++++ DATASET EXCERPT ++++
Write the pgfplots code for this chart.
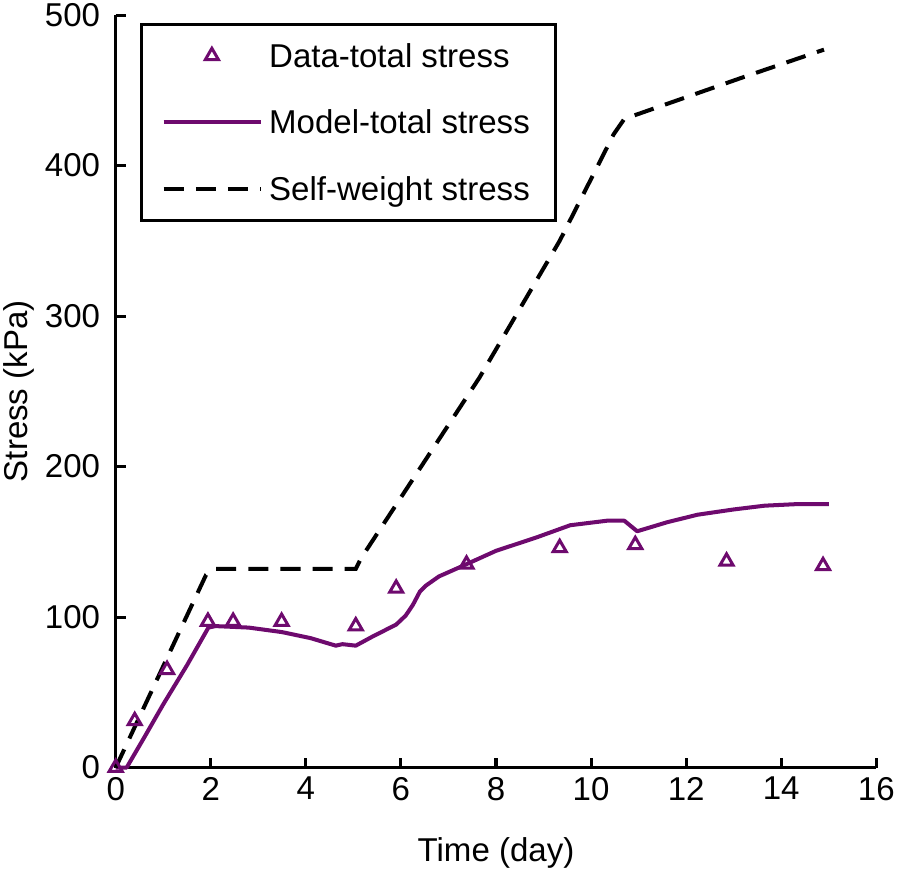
\documentclass[border=0pt]{standalone}
\usepackage{pgfplots}
\pgfplotsset{compat=1.18}
\usepackage{fontspec}
\setmainfont{Liberation Sans}
\definecolor{dpurple}{RGB}{110,10,110}
\begin{document}
\begin{tikzpicture}
\begin{axis}[
  scale only axis,
  width=757bp, height=749bp,
  xmin=0, xmax=16, ymin=0, ymax=500,
  xtick={0,2,...,16}, ytick={0,100,...,500},
  axis lines*=left,
  axis line style={line width=3bp},
  tick style={line width=3bp, black},
  major tick length=10bp,
  tick align=inside,
  font=\fontsize{33}{38}\selectfont,
  /pgf/number format/assume math mode=true,
  xticklabel style={yshift=-6bp},
  yticklabel style={xshift=-12bp},
  xlabel={Time (day)}, ylabel={Stress (kPa)},
  xlabel style={yshift=-30bp},
  ylabel style={yshift=4bp},
  clip=false,
  legend cell align=left,
  legend style={at={(0.032,0.99)}, anchor=north west, draw=black, line width=3bp,
    inner xsep=20bp, inner ysep=17bp, row sep=37bp,
    nodes={inner xsep=6bp},
    font=\fontsize{33}{38}\selectfont},
  legend image code/.code={\draw[mark repeat=2,mark phase=2,#1] plot coordinates {(0bp,0bp) (48bp,0bp) (97bp,0bp)};},
]
\addplot[only marks, mark=triangle, mark size=7.5bp, dpurple, line width=3bp] coordinates {
(0,0) (0.40,31) (1.08,65) (1.94,97) (2.47,97) (3.49,97) (5.05,94) (5.90,119) (7.38,135) (9.34,146) (10.93,148) (12.85,137) (14.88,134)
};
\addlegendentry{Data-total stress}
\addplot[dpurple, line width=4bp, line join=round] coordinates {
(0.0,0) (0.23,0) (0.6,20) (1.0,42) (1.5,68) (1.95,93) (2.1,94) (2.8,93) (3.5,90) (4.1,86) (4.63,81) (4.77,82) (5.05,81) (5.4,87) (5.9,95) (6.1,101) (6.25,108) (6.4,117) (6.53,121) (6.8,127) (7.3,134) (8.0,144) (8.86,153) (9.56,161) (10.33,164) (10.7,164) (10.97,157) (11.6,163) (12.24,168) (13.0,171.5) (13.65,174) (14.3,175) (15.0,175)
};
\addlegendentry{Model-total stress}
\addplot[black, line width=4bp, dash pattern=on 20bp off 12bp] coordinates {
(0,0) (1.9,128) (2.05,132) (5.05,132) (5.16,139) (7.65,259) (9.34,350) (10.48,421) (10.7,431) (13.23,459) (14.9,477)
};
\addlegendentry{Self-weight stress}
\end{axis}
\end{tikzpicture}
\end{document}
++++
**EXERCISE DIRECTIONS**
Find all lines holding the string "code" and copy them.

**WORKED ANSWER**
Write the pgfplots code for this chart.
  legend image code/.code={\draw[mark repeat=2,mark phase=2,#1] plot coordinates {(0bp,0bp) (48bp,0bp) (97bp,0bp)};},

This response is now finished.